CHALLENGE >>
Output the data word for word, dropping every image.

DATASET EXCERPT >>
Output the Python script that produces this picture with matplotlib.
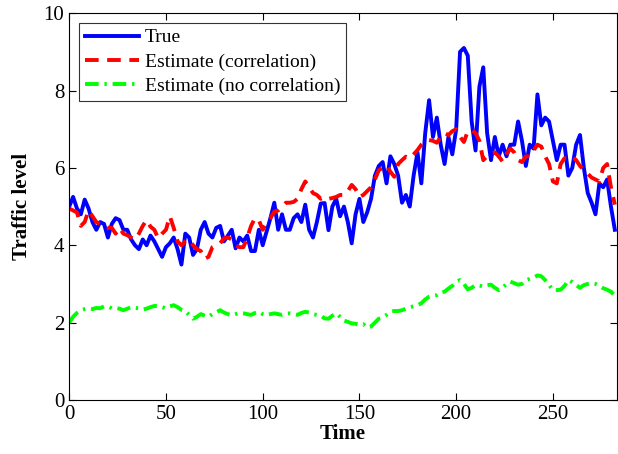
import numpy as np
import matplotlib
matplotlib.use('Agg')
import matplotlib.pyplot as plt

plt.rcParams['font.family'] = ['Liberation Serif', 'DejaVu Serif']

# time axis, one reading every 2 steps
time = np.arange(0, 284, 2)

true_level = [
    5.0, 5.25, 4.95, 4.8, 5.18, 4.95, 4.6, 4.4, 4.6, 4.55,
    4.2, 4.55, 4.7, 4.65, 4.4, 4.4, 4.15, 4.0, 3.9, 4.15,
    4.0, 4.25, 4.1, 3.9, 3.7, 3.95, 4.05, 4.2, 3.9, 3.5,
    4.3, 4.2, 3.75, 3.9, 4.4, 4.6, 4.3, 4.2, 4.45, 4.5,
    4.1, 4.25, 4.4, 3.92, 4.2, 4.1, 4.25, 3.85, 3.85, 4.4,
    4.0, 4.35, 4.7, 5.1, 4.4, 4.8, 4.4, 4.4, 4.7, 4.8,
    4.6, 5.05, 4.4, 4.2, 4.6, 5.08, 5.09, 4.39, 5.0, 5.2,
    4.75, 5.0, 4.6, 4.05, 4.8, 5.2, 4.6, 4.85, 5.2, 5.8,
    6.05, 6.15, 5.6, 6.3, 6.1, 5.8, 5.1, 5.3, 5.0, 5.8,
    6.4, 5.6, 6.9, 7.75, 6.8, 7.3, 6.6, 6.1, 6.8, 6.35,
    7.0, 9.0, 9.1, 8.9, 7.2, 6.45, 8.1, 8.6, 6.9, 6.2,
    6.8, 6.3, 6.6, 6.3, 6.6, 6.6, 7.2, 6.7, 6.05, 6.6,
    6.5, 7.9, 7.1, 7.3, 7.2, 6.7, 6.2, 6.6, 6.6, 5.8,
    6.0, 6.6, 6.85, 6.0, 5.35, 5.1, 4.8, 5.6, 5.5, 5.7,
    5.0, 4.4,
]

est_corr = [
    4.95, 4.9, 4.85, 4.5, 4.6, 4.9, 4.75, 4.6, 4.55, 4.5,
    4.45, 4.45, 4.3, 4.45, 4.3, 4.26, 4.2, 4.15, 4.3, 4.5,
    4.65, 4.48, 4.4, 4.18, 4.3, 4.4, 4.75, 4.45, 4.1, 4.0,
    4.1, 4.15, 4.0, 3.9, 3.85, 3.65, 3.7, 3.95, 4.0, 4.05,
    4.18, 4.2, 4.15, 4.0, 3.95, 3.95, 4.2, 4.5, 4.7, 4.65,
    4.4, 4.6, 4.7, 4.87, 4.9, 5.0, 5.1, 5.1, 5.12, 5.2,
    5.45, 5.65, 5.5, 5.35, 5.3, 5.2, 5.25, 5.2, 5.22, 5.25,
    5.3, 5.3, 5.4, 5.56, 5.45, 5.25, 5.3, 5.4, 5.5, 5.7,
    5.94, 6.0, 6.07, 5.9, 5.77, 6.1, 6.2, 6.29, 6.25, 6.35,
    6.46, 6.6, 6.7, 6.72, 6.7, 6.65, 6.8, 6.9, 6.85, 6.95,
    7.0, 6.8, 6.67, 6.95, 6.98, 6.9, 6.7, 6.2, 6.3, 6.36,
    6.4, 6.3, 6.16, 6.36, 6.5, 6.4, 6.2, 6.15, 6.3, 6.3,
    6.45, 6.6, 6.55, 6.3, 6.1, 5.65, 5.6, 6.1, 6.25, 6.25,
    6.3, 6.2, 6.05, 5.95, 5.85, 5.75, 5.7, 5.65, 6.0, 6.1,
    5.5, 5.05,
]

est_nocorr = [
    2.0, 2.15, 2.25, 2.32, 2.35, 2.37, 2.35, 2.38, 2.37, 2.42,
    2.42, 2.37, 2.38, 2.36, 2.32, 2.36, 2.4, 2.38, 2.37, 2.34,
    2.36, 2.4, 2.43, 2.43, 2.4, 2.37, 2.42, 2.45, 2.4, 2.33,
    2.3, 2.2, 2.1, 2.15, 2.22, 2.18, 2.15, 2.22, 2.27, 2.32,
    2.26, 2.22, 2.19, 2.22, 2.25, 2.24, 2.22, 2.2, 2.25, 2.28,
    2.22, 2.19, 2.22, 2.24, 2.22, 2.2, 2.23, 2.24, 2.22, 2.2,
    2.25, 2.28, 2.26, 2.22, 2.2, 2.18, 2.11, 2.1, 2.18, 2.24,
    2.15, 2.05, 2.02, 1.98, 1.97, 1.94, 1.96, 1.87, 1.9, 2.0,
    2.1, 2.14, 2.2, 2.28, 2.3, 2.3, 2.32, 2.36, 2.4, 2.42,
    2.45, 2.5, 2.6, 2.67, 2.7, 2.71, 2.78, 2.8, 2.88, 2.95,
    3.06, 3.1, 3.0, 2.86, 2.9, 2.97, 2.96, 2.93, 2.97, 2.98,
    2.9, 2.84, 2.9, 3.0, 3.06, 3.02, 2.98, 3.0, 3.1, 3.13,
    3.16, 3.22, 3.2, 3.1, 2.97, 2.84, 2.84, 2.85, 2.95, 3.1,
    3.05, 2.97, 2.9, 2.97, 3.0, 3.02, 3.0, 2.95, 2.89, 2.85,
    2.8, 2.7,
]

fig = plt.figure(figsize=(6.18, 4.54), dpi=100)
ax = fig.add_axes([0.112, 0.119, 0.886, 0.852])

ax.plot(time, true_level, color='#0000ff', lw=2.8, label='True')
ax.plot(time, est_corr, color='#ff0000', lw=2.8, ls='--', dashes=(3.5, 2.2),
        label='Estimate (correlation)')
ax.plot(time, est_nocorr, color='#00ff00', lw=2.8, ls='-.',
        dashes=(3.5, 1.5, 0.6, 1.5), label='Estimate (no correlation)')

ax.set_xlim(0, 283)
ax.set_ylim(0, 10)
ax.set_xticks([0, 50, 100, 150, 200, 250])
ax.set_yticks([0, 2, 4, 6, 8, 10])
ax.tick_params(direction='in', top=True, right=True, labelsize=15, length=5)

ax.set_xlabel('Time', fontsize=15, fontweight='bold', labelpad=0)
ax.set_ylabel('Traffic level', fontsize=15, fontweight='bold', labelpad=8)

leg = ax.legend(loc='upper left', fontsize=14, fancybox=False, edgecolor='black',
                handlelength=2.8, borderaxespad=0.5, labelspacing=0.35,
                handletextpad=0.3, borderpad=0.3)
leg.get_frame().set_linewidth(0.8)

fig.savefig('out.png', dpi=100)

SOLUTION >>
Output the Python script that produces this picture with matplotlib.
import numpy as np
import matplotlib
matplotlib.use('Agg')
import matplotlib.pyplot as plt

plt.rcParams['font.family'] = ['Liberation Serif', 'DejaVu Serif']

# time axis, one reading every 2 steps
time = np.arange(0, 284, 2)

true_level = [
    5.0, 5.25, 4.95, 4.8, 5.18, 4.95, 4.6, 4.4, 4.6, 4.55,
    4.2, 4.55, 4.7, 4.65, 4.4, 4.4, 4.15, 4.0, 3.9, 4.15,
    4.0, 4.25, 4.1, 3.9, 3.7, 3.95, 4.05, 4.2, 3.9, 3.5,
    4.3, 4.2, 3.75, 3.9, 4.4, 4.6, 4.3, 4.2, 4.45, 4.5,
    4.1, 4.25, 4.4, 3.92, 4.2, 4.1, 4.25, 3.85, 3.85, 4.4,
    4.0, 4.35, 4.7, 5.1, 4.4, 4.8, 4.4, 4.4, 4.7, 4.8,
    4.6, 5.05, 4.4, 4.2, 4.6, 5.08, 5.09, 4.39, 5.0, 5.2,
    4.75, 5.0, 4.6, 4.05, 4.8, 5.2, 4.6, 4.85, 5.2, 5.8,
    6.05, 6.15, 5.6, 6.3, 6.1, 5.8, 5.1, 5.3, 5.0, 5.8,
    6.4, 5.6, 6.9, 7.75, 6.8, 7.3, 6.6, 6.1, 6.8, 6.35,
    7.0, 9.0, 9.1, 8.9, 7.2, 6.45, 8.1, 8.6, 6.9, 6.2,
    6.8, 6.3, 6.6, 6.3, 6.6, 6.6, 7.2, 6.7, 6.05, 6.6,
    6.5, 7.9, 7.1, 7.3, 7.2, 6.7, 6.2, 6.6, 6.6, 5.8,
    6.0, 6.6, 6.85, 6.0, 5.35, 5.1, 4.8, 5.6, 5.5, 5.7,
    5.0, 4.4,
]

est_corr = [
    4.95, 4.9, 4.85, 4.5, 4.6, 4.9, 4.75, 4.6, 4.55, 4.5,
    4.45, 4.45, 4.3, 4.45, 4.3, 4.26, 4.2, 4.15, 4.3, 4.5,
    4.65, 4.48, 4.4, 4.18, 4.3, 4.4, 4.75, 4.45, 4.1, 4.0,
    4.1, 4.15, 4.0, 3.9, 3.85, 3.65, 3.7, 3.95, 4.0, 4.05,
    4.18, 4.2, 4.15, 4.0, 3.95, 3.95, 4.2, 4.5, 4.7, 4.65,
    4.4, 4.6, 4.7, 4.87, 4.9, 5.0, 5.1, 5.1, 5.12, 5.2,
    5.45, 5.65, 5.5, 5.35, 5.3, 5.2, 5.25, 5.2, 5.22, 5.25,
    5.3, 5.3, 5.4, 5.56, 5.45, 5.25, 5.3, 5.4, 5.5, 5.7,
    5.94, 6.0, 6.07, 5.9, 5.77, 6.1, 6.2, 6.29, 6.25, 6.35,
    6.46, 6.6, 6.7, 6.72, 6.7, 6.65, 6.8, 6.9, 6.85, 6.95,
    7.0, 6.8, 6.67, 6.95, 6.98, 6.9, 6.7, 6.2, 6.3, 6.36,
    6.4, 6.3, 6.16, 6.36, 6.5, 6.4, 6.2, 6.15, 6.3, 6.3,
    6.45, 6.6, 6.55, 6.3, 6.1, 5.65, 5.6, 6.1, 6.25, 6.25,
    6.3, 6.2, 6.05, 5.95, 5.85, 5.75, 5.7, 5.65, 6.0, 6.1,
    5.5, 5.05,
]

est_nocorr = [
    2.0, 2.15, 2.25, 2.32, 2.35, 2.37, 2.35, 2.38, 2.37, 2.42,
    2.42, 2.37, 2.38, 2.36, 2.32, 2.36, 2.4, 2.38, 2.37, 2.34,
    2.36, 2.4, 2.43, 2.43, 2.4, 2.37, 2.42, 2.45, 2.4, 2.33,
    2.3, 2.2, 2.1, 2.15, 2.22, 2.18, 2.15, 2.22, 2.27, 2.32,
    2.26, 2.22, 2.19, 2.22, 2.25, 2.24, 2.22, 2.2, 2.25, 2.28,
    2.22, 2.19, 2.22, 2.24, 2.22, 2.2, 2.23, 2.24, 2.22, 2.2,
    2.25, 2.28, 2.26, 2.22, 2.2, 2.18, 2.11, 2.1, 2.18, 2.24,
    2.15, 2.05, 2.02, 1.98, 1.97, 1.94, 1.96, 1.87, 1.9, 2.0,
    2.1, 2.14, 2.2, 2.28, 2.3, 2.3, 2.32, 2.36, 2.4, 2.42,
    2.45, 2.5, 2.6, 2.67, 2.7, 2.71, 2.78, 2.8, 2.88, 2.95,
    3.06, 3.1, 3.0, 2.86, 2.9, 2.97, 2.96, 2.93, 2.97, 2.98,
    2.9, 2.84, 2.9, 3.0, 3.06, 3.02, 2.98, 3.0, 3.1, 3.13,
    3.16, 3.22, 3.2, 3.1, 2.97, 2.84, 2.84, 2.85, 2.95, 3.1,
    3.05, 2.97, 2.9, 2.97, 3.0, 3.02, 3.0, 2.95, 2.89, 2.85,
    2.8, 2.7,
]

fig = plt.figure(figsize=(6.18, 4.54), dpi=100)
ax = fig.add_axes([0.112, 0.119, 0.886, 0.852])

ax.plot(time, true_level, color='#0000ff', lw=2.8, label='True')
ax.plot(time, est_corr, color='#ff0000', lw=2.8, ls='--', dashes=(3.5, 2.2),
        label='Estimate (correlation)')
ax.plot(time, est_nocorr, color='#00ff00', lw=2.8, ls='-.',
        dashes=(3.5, 1.5, 0.6, 1.5), label='Estimate (no correlation)')

ax.set_xlim(0, 283)
ax.set_ylim(0, 10)
ax.set_xticks([0, 50, 100, 150, 200, 250])
ax.set_yticks([0, 2, 4, 6, 8, 10])
ax.tick_params(direction='in', top=True, right=True, labelsize=15, length=5)

ax.set_xlabel('Time', fontsize=15, fontweight='bold', labelpad=0)
ax.set_ylabel('Traffic level', fontsize=15, fontweight='bold', labelpad=8)

leg = ax.legend(loc='upper left', fontsize=14, fancybox=False, edgecolor='black',
                handlelength=2.8, borderaxespad=0.5, labelspacing=0.35,
                handletextpad=0.3, borderpad=0.3)
leg.get_frame().set_linewidth(0.8)

fig.savefig('out.png', dpi=100)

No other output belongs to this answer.